За 500 лет светской культуры человек безнадежно надоел сам себе, устал от самовоспевания. Собственно, самовоспевание почти не удалось. В восторгах ренессансной свободы великим художникам еще могло казаться, что они видят нового, подлинно возвеличившегося человека, но в действительности видели они человека в его последнем достоинстве, в высоте и красоте, еще говорившей о духовности и рыцарстве, унаследованных от кончившейся религиозной эпохи. Уже Леонардо познал темную «красоту» грешной женственности. Улыбка Моны Лизы — это одно из, быть может, самых тонких, глубоких и страшных разоблачений прелести падшей человеческой природы, природы соблазняющей, сулящей сладость в нисхождении. Улыбка Моны Лизы — это улыбка Диониса. Пронесенная искусством христианского мира нового времени до наших дней, эта тонкая улыбка исказилась до жутких гримас, до отчаянной радости саморазрушения, самоотрицания. Современное же искусство, пережившее даже кошмары модернизма, не находит уже и радо¬сти, не испытывает уже и отчаяния в саморазрушении. Это уже совершенно омертвевший аполлонизм, лежащий в духовной летаргии и автоматически продолжающий отправлять свою, так сказать, эстетическую «физиологию». Продолжают создаваться произведения «искусств», продолжает обсуждать их критика, «серьезно» вникая в особенности организации пространства или концепции цвета у тех или иных мастеров, изредка бледно поминая художественный и почти никогда не упоминая духовный накал предшествующих эпох долгого аполлонического заката христианского мира. Вырождение искусств аристократической христианской культуры так глубоко, что даже дионисийский соблазн их уже почти не мучает. Дьявол ищет живой и плодоносной нивы для своего семени. Дионисова оргия — это менее всего праздник аристократической личности.

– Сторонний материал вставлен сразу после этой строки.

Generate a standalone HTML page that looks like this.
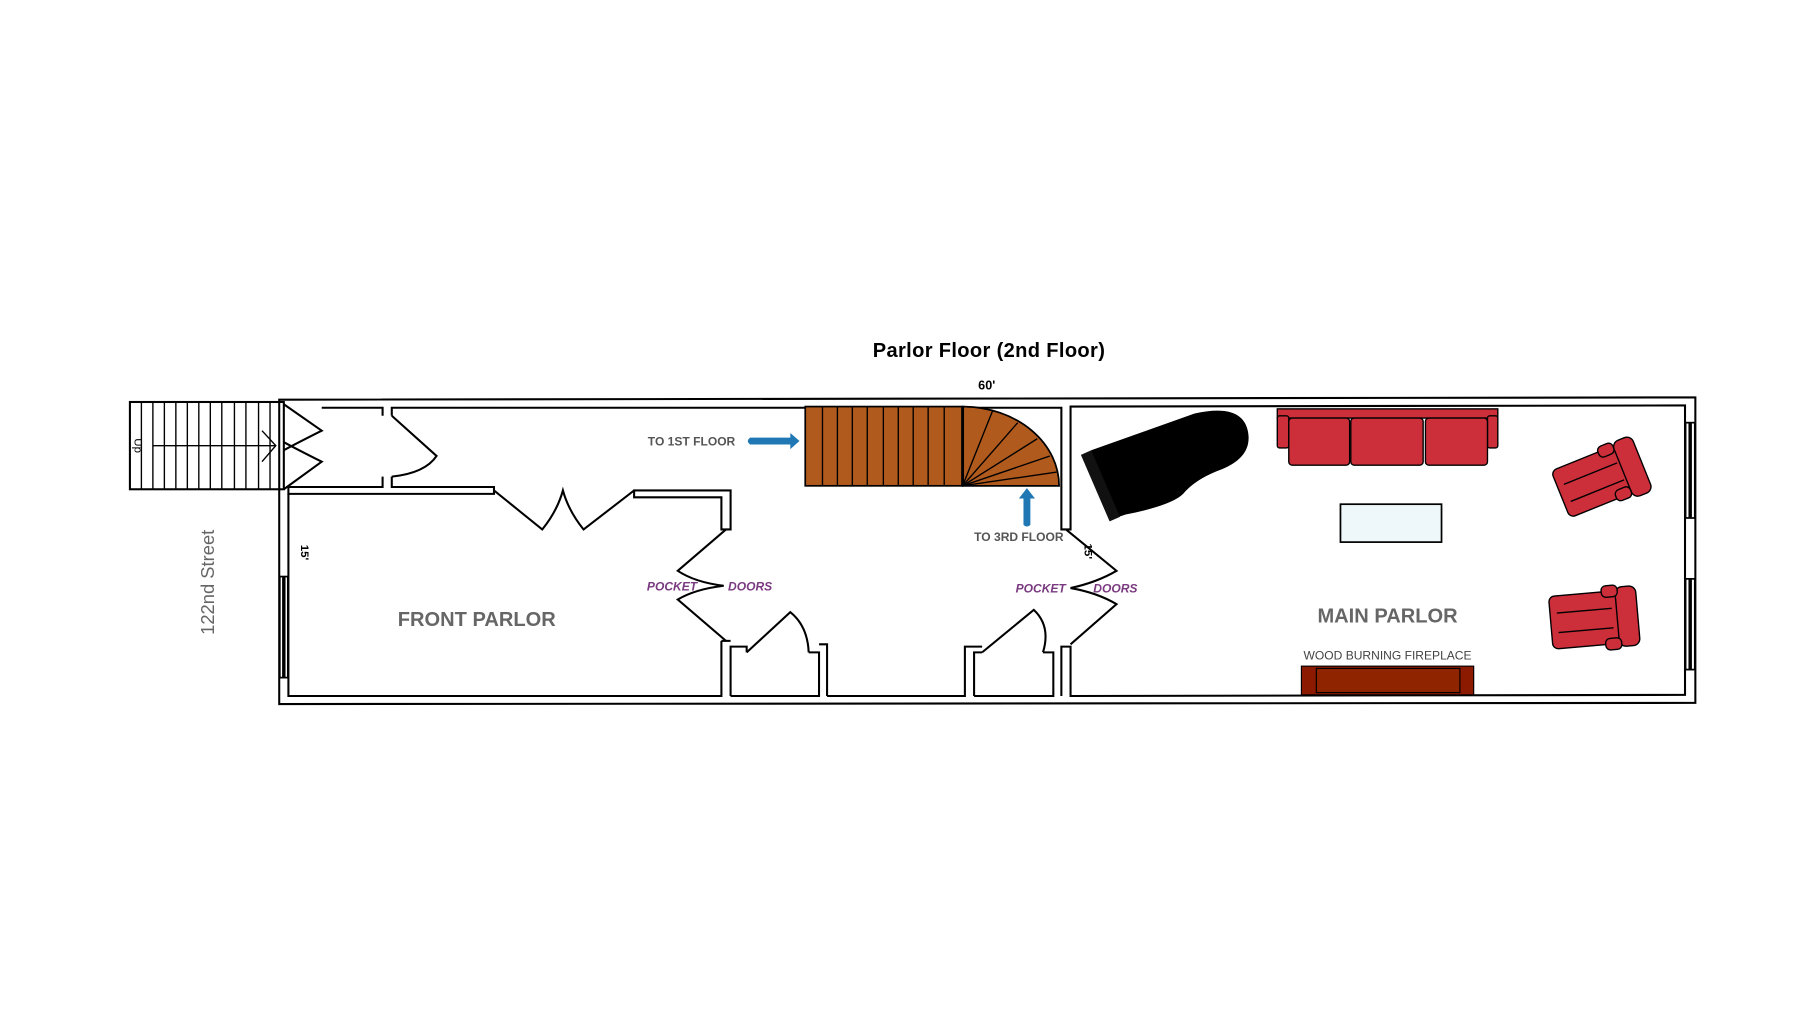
<!DOCTYPE html>
<html><head><meta charset="utf-8"><style>
html,body{margin:0;padding:0;background:#fff;width:1800px;height:1013px;overflow:hidden}
svg{display:block}
text{font-family:"Liberation Sans",sans-serif}
</style></head><body>
<svg width="1800" height="1013" viewBox="0 0 1567 882" xmlns="http://www.w3.org/2000/svg">
<g fill="none" stroke="#000" stroke-width="1.8" stroke-linejoin="miter">
<path d="M243,348 L1476,346 L1476,612 L243,613 Z"/>
<path d="M251,430 L251,606 L628,606 L628,558"/>
<path d="M636,606 L636,563 L650,563 L650,568 M704,568 L713,568 L713,606 L636,606"/>
<path d="M720,606 L720,561 L713,561 M720,606 L840,606 L840,563 L855,563 M848,606 L848,568 L855,568 M908,568 L917,568 L917,606 L848,606 M924,606 L924,563 L932,563 L932,606 L1467,605 L1467,353 L932,354 L932,461 L924,461 L924,355 L341,355 L341,362 M333,362 L333,355 L280,355"/>
<path d="M341,415 L341,424 L430,424 L430,430 L251,430 L251,424 L333,424 L333,415"/>
<path d="M552,427 L636,427 L636,461 L628,461 L628,433 L552,433 Z"/>
<path d="M628,558 L636,558"/>
<path d="M341,362 L380,397 Q370,412 341,415"/>
<path d="M430,427 L472,461 Q485,445 490,427 Q495,445 508,461 L552,427"/>
<path d="M247,352 L280,375 Q260,385 247,392 M247,426 L280,402 Q260,392 247,385"/>
<path d="M632,461 L590,497 Q605,507 630,510 Q605,513 590,522 L632,558"/>
<path d="M928,461 L972,497 Q955,507 932,512 Q955,516 972,526 L932,561"/>
<path d="M650,568 L688,533 Q703,545 704,568"/>
<path d="M855,568 L900,531 Q915,545 908,568"/>
<rect x="113" y="350" width="134" height="76"/>
</g>
<g stroke="#000" stroke-width="1.2">
<line x1="123" y1="350" x2="123" y2="426"/><line x1="133" y1="350" x2="133" y2="426"/><line x1="143" y1="350" x2="143" y2="426"/><line x1="153" y1="350" x2="153" y2="426"/><line x1="163" y1="350" x2="163" y2="426"/><line x1="173" y1="350" x2="173" y2="426"/><line x1="183" y1="350" x2="183" y2="426"/><line x1="193" y1="350" x2="193" y2="426"/><line x1="204" y1="350" x2="204" y2="426"/><line x1="214" y1="350" x2="214" y2="426"/><line x1="225" y1="350" x2="225" y2="426"/><line x1="235" y1="350" x2="235" y2="426"/>
<line x1="133" y1="388" x2="240" y2="388"/>
<path d="M228,375 L240,388 L228,402" fill="none"/>
</g>
<text transform="translate(115,388) rotate(90)" font-size="10" text-anchor="middle" dy="-2">Up</text>
<!-- windows -->
<rect x="243.5" y="502" width="7" height="88" fill="#fff" stroke="#000" stroke-width="1.5"/>
<rect x="245.5" y="502" width="3" height="88" fill="#000"/>
<rect x="1467.5" y="368" width="8" height="83" fill="#fff" stroke="#000" stroke-width="1.5"/>
<rect x="1470" y="368" width="3" height="83" fill="#000"/>
<rect x="1467.5" y="504" width="8" height="79" fill="#fff" stroke="#000" stroke-width="1.5"/>
<rect x="1470" y="504" width="3" height="79" fill="#000"/>
<!-- stairs -->
<rect x="701" y="354" width="137" height="69" fill="#b05a1e" stroke="#000" stroke-width="1.5"/>
<g stroke="#000" stroke-width="1.2">
<line x1="716" y1="354" x2="716" y2="423"/><line x1="729" y1="354" x2="729" y2="423"/><line x1="742" y1="354" x2="742" y2="423"/><line x1="755" y1="354" x2="755" y2="423"/><line x1="769" y1="354" x2="769" y2="423"/><line x1="782" y1="354" x2="782" y2="423"/><line x1="795" y1="354" x2="795" y2="423"/><line x1="808" y1="354" x2="808" y2="423"/><line x1="822" y1="354" x2="822" y2="423"/>
</g>
<path d="M838,354 L840,354 A84,69 0 0 1 922,423 L838,423 Z" fill="#b05a1e" stroke="#000" stroke-width="1.5"/>
<line x1="838" y1="354" x2="838" y2="423" stroke="#000" stroke-width="2.5"/>
<g stroke="#000" stroke-width="1.2">
<line x1="838" y1="423" x2="864" y2="358"/><line x1="838" y1="423" x2="886" y2="368"/><line x1="838" y1="423" x2="903" y2="382"/><line x1="838" y1="423" x2="914" y2="397"/><line x1="838" y1="423" x2="920" y2="411"/>
</g>
<path d="M653,381 L688,381 L688,377 L696,384 L688,391 L688,387 L653,387 Q649,384 653,381Z" fill="#1f77b4"/>
<path d="M891,457 L891,434 L887,434 L894,425 L901,434 L897,434 L897,457 Q894,460 891,457Z" fill="#1f77b4"/>
<!-- piano -->
<path d="M950,392 L1040,360 Q1085,350 1087,380 Q1088,400 1060,410 Q1040,418 1030,430 Q1020,440 980,448 L968,452 Z" fill="#000"/>
<path d="M941,396 L950,392 L975,450 L966,454 Z" fill="#111"/>
<!-- sofa -->
<g fill="#cc2e3a" stroke="#000" stroke-width="1.2">
<rect x="1112" y="356" width="192" height="8"/>
<rect x="1112" y="362" width="10" height="28" rx="2"/>
<rect x="1295" y="362" width="9" height="28" rx="2"/>
<rect x="1122" y="364" width="53" height="41" rx="3"/>
<rect x="1176" y="364" width="63" height="41" rx="3"/>
<rect x="1241" y="364" width="54" height="41" rx="3"/>
</g>
<rect x="1167" y="439" width="88" height="33" fill="#eef7fa" stroke="#000" stroke-width="1.5"/>
<!-- chairs -->
<g fill="#cc2e3a" stroke="#000" stroke-width="1.2">
<g transform="rotate(-22 1392 417)">
<rect x="1356" y="395" width="62" height="44" rx="5"/>
<line x1="1362" y1="410" x2="1412" y2="410"/><line x1="1362" y1="426" x2="1412" y2="426"/>
<rect x="1414" y="392" width="18" height="52" rx="6"/>
<rect x="1400" y="391" width="14" height="10" rx="4"/><rect x="1400" y="432" width="14" height="10" rx="4"/>
</g>
<g transform="rotate(-5 1388 539)">
<rect x="1350" y="516" width="60" height="46" rx="5"/>
<line x1="1356" y1="531" x2="1404" y2="531"/><line x1="1356" y1="548" x2="1404" y2="548"/>
<rect x="1408" y="513" width="18" height="52" rx="6"/>
<rect x="1396" y="511" width="14" height="10" rx="4"/><rect x="1396" y="557" width="14" height="10" rx="4"/>
</g>
</g>
<rect x="1133" y="580" width="150" height="25" fill="#8b1a00" stroke="#000" stroke-width="1"/>
<rect x="1146" y="582" width="125" height="21" fill="#8f2400" stroke="#000" stroke-width="1"/>
<!-- texts -->
<text x="861" y="311" font-size="17.5" font-weight="bold" text-anchor="middle" letter-spacing="0.3">Parlor Floor  (2nd Floor)</text>
<text x="859" y="339" font-size="11" font-weight="bold" text-anchor="middle">60'</text>
<text x="602" y="388" font-size="10.5" font-weight="bold" fill="#555" text-anchor="middle">TO 1ST FLOOR</text>
<text x="887" y="471" font-size="10.5" font-weight="bold" fill="#555" text-anchor="middle">TO 3RD FLOOR</text>
<text x="415" y="545" font-size="17.5" font-weight="bold" fill="#666" text-anchor="middle">FRONT PARLOR</text>
<text x="1208" y="542" font-size="17.5" font-weight="bold" fill="#666" text-anchor="middle">MAIN PARLOR</text>
<text x="1208" y="574" font-size="10.5" fill="#444" text-anchor="middle">WOOD BURNING FIREPLACE</text>
<g font-size="10.5" font-style="italic" font-weight="bold" fill="#7a3a80">
<text x="585" y="514" text-anchor="middle">POCKET</text>
<text x="653" y="514" text-anchor="middle">DOORS</text>
<text x="906" y="516" text-anchor="middle">POCKET</text>
<text x="971" y="516" text-anchor="middle">DOORS</text>
</g>
<text transform="translate(262,481) rotate(90)" font-size="10" font-weight="bold" text-anchor="middle">15'</text>
<text transform="translate(944,480) rotate(90)" font-size="10" font-weight="bold" text-anchor="middle">15'</text>
<text transform="translate(186,507) rotate(-90)" font-size="16" fill="#666" text-anchor="middle">122nd Street</text>
</svg>
</body></html>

Аристократизм, личность, персона в отчетливой неповторимости духовно-собранных черт, становится в аполлоническом, в восходящем, в богоустремленном. Дионисова же оргия — это празднество демократической толпы, растворение духовных черт личности в стихии коллективных экстазов и коллективных неврозов. Дионисово есть антиперсональное, дьяволизированное, бегущее Бога. Нивой дьявола стали в XX веке массовые культуры демоса.